Muchos de mis recuerdos de los años de colegio están relacionados con aquel mundo, y  con el descubrimiento de la sexualidad. Pero a la mayoría de los hombres de mi generación, niños de 7, 8, 9, y 10 años, la posibilidad de ese descubrimiento maravilloso y feliz se nos negó, presentándonos el sexo como algo maligno, traumático y doloroso. Y de eso los hombres tenemos la responsabilidad, los de mi niñez, los de ahora, y los de siempre.

Nos educaron en una cultura basada en abusos sustentados sobre la autoridad, la religión, y el poder. Delitos cometidos por hombres que debían ser un ejemplo para nosotros. Pero no fue así. Vi como se violentaban nuestras vidas, sin el más mínimo pudor ni arrepentimiento. Comportamientos que nos causaban tanto miedo y sufrimiento, que para protegernos interiorizamos de tal forma, que tardamos años en liberarnos de aquellos recuerdos.

Hasta el punto que, cuando hace ya algunos años escribí un microrrelato, que se publicó en el suplemento literario Babelia de El País, donde en dos o tres líneas, tuve que contar algo que me definiera, elegí aquellas experiencias, y lo titulé Quien soy yo.

Ahora, conforme me acerco al feminismo, y comienzo a percibir las ancestrales desigualdades existentes entre mujeres y hombres, hay veces que pienso en cuáles son las diferencias que nos distinguen, y llego a la conclusión, de que mas allá de las biologías, lo que realmente nos define, es el elemento violento que los hombres llevamos incorporado a nuestro ADN. Pero no por alguna razón genética, sino por una construcción social y cultural, la forma en la que se nos educa, y el modelo de masculinidad en el que nos moldean.

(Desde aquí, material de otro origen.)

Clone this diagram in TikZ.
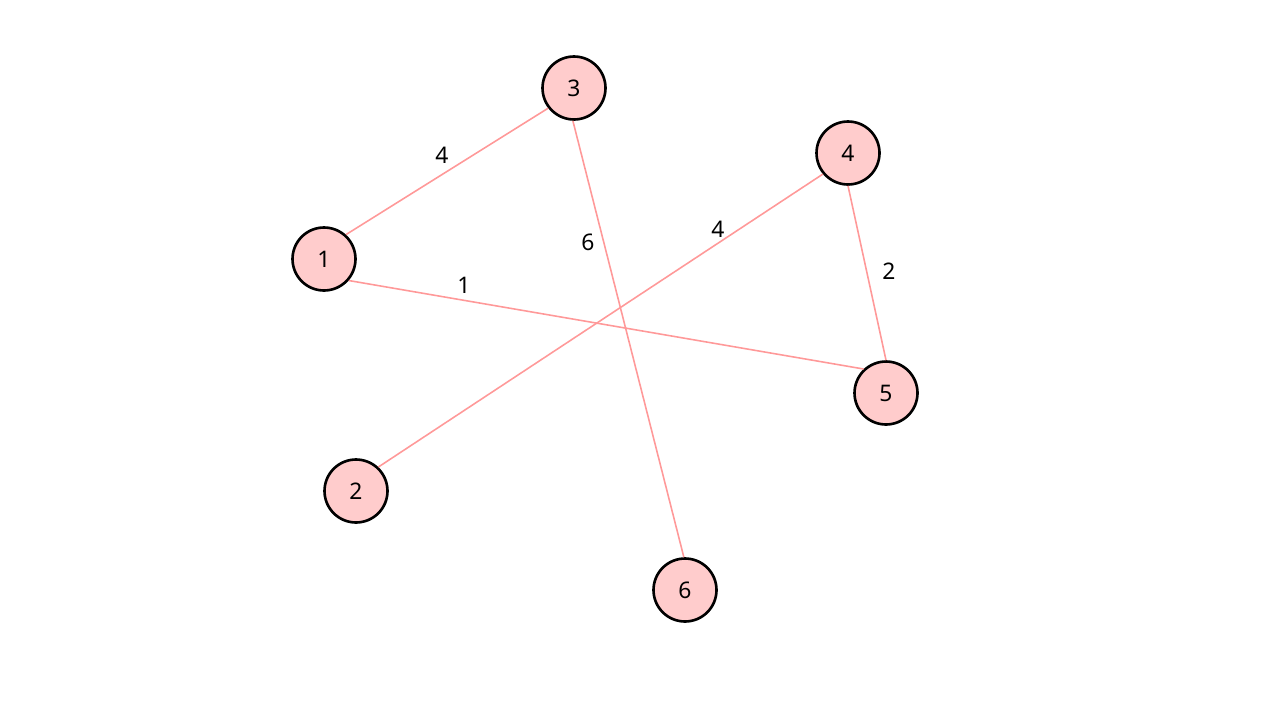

La violencia nos acompaña desde antes de tener conciencia, y se mantiene a nuestro lado durante toda la vida. Violencia para ser más fuerte, violencia para competir, violencia para demostrar, violencia para ganar, violencia para morir y enfermar. Violencia para delinquir, violencia para violar la libertad, la voluntad, y el cuerpo de los demás. Violencia incluso para amar. La mayoría de los hombres no sabemos amar, y en el amor buscamos dominar. Nuestro amor es dañinamente posesivo, inseguro, y tóxico. Ejercemos jerarquía, poder, y control sobre la persona a la que creemos querer. Hasta nuestras relaciones sexuales las basamos en la violencia, la fuerza, y no en la empatía y la ternura.

Por eso no somos capaces de soportar undesengaño, de admitir que se altere ese orden “natural” en el que nos sentimos protegidos y seguros. Nos asusta el futuro, la soledad, y la incertidumbre, sin alguien sobre quien proyectar nuestros temores, y nuestro poder. Nos queremos mal, y  así es muy difícil que podamos querer bien.

Es tanto lo que tenemos que descubrirnos los hombres, y tan alta la valentía necesaria para hacerlo, que nuestro cambio es y será muy lento. Si miramos a las mujeres podemos aprender mucho de ellas.

Hoy mientras tomaba un café, esperando a que una de mis hijas saliese de sus clases, observé como las dos camareras de la cafetería donde estaba, se abrazan, sin vergüenzas, ni estúpidos límites, e imagine si esa escena era posible hoy entre los hombres, hombres heterosexuales como yo. Y creo que no, no aun no somos capaces de algo así, nuestro maldito traje masculino y patriarcal nos lo impide.

Porque como dice Ritxar Bacete en su libro Nuevos hombres buenos, “como ustedes comprenderán señores, dejar de ser dioses para pasar a ser mortales, no es tarea fácil”. No estaría mal entonces, que comenzásemos por preguntarnos, los hombres, con ganas de saber, ¿Quién soy yo?